— Extracted data —

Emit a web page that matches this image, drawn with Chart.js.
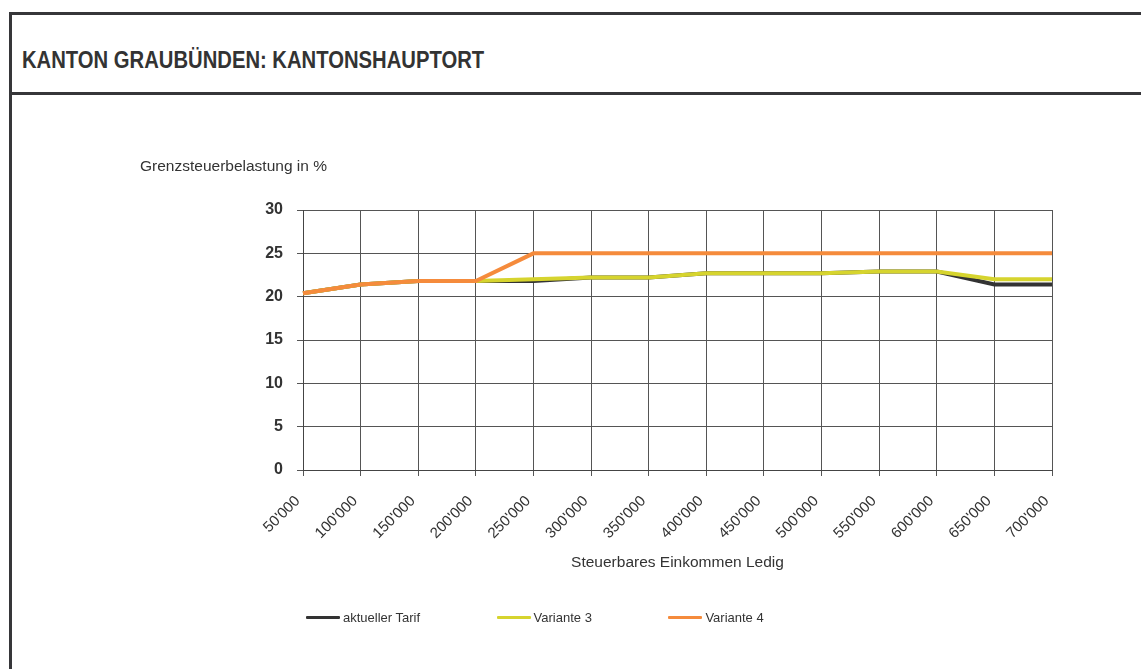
---
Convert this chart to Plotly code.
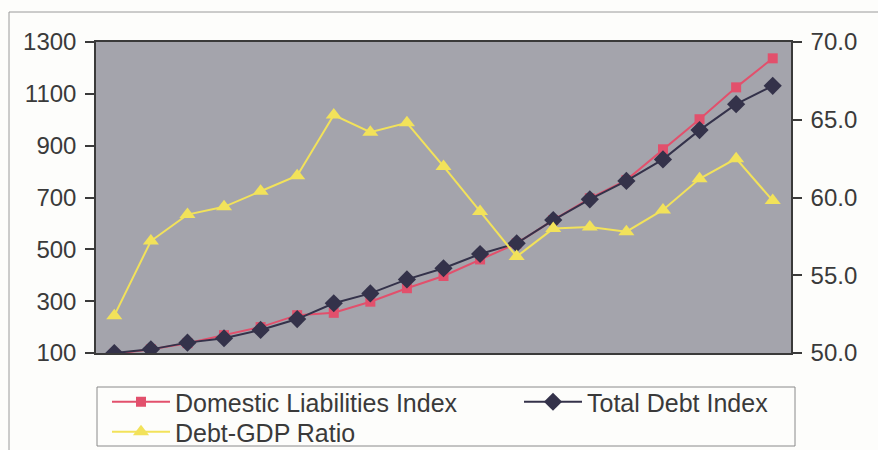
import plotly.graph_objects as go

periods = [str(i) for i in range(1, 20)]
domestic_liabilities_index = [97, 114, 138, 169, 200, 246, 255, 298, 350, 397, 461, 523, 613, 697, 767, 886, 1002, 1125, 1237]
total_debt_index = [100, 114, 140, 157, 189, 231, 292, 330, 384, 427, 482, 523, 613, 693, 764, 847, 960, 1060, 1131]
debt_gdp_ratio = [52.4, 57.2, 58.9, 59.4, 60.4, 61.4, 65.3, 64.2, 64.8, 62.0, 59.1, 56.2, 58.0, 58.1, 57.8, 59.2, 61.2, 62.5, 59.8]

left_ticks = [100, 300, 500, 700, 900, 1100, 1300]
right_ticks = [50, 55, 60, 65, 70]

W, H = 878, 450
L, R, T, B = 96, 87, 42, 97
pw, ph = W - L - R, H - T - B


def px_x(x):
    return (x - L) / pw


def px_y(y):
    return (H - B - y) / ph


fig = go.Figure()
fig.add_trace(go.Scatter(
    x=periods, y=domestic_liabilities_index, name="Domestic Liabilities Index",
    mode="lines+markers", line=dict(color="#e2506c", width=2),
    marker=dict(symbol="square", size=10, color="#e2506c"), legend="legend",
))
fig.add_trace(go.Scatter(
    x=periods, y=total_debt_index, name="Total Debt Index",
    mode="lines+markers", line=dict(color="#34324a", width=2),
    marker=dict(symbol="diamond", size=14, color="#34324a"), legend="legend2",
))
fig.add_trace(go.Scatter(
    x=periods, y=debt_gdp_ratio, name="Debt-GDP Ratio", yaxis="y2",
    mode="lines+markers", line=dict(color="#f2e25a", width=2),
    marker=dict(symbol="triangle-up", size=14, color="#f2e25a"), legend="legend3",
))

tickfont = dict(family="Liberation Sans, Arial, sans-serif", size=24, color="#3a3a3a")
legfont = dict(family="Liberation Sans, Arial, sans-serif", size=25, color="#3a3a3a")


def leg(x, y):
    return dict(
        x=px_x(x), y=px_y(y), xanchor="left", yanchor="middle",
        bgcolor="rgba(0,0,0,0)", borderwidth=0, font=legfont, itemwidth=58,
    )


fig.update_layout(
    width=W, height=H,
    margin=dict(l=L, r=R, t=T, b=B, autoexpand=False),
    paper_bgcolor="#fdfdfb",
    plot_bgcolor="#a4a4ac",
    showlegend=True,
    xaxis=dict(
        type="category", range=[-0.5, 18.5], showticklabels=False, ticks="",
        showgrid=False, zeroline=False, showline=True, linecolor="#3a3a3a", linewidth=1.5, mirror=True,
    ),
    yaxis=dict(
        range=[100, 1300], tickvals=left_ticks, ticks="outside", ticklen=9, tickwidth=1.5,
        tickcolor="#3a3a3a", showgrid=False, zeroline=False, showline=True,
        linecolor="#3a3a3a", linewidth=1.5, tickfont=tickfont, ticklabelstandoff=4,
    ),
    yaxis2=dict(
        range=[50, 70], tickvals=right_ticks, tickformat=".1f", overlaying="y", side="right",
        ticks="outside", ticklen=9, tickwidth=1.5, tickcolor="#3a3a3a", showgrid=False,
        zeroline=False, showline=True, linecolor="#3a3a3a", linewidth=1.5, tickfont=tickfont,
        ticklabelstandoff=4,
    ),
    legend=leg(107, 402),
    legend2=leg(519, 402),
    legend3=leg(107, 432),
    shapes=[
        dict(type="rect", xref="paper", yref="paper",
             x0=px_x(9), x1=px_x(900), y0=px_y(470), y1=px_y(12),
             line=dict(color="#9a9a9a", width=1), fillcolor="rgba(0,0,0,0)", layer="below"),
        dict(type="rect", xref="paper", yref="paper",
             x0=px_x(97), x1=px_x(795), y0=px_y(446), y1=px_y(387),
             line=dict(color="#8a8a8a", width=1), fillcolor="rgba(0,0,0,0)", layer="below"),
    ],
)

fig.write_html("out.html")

— Written request —
Copy out the listing above from the line containing "Convert this chart to Plotly code." to the line containing "import plotly.graph_objects as go", both included, exactly as written and minus the images.

— Answer to this exercise —
Convert this chart to Plotly code.
import plotly.graph_objects as go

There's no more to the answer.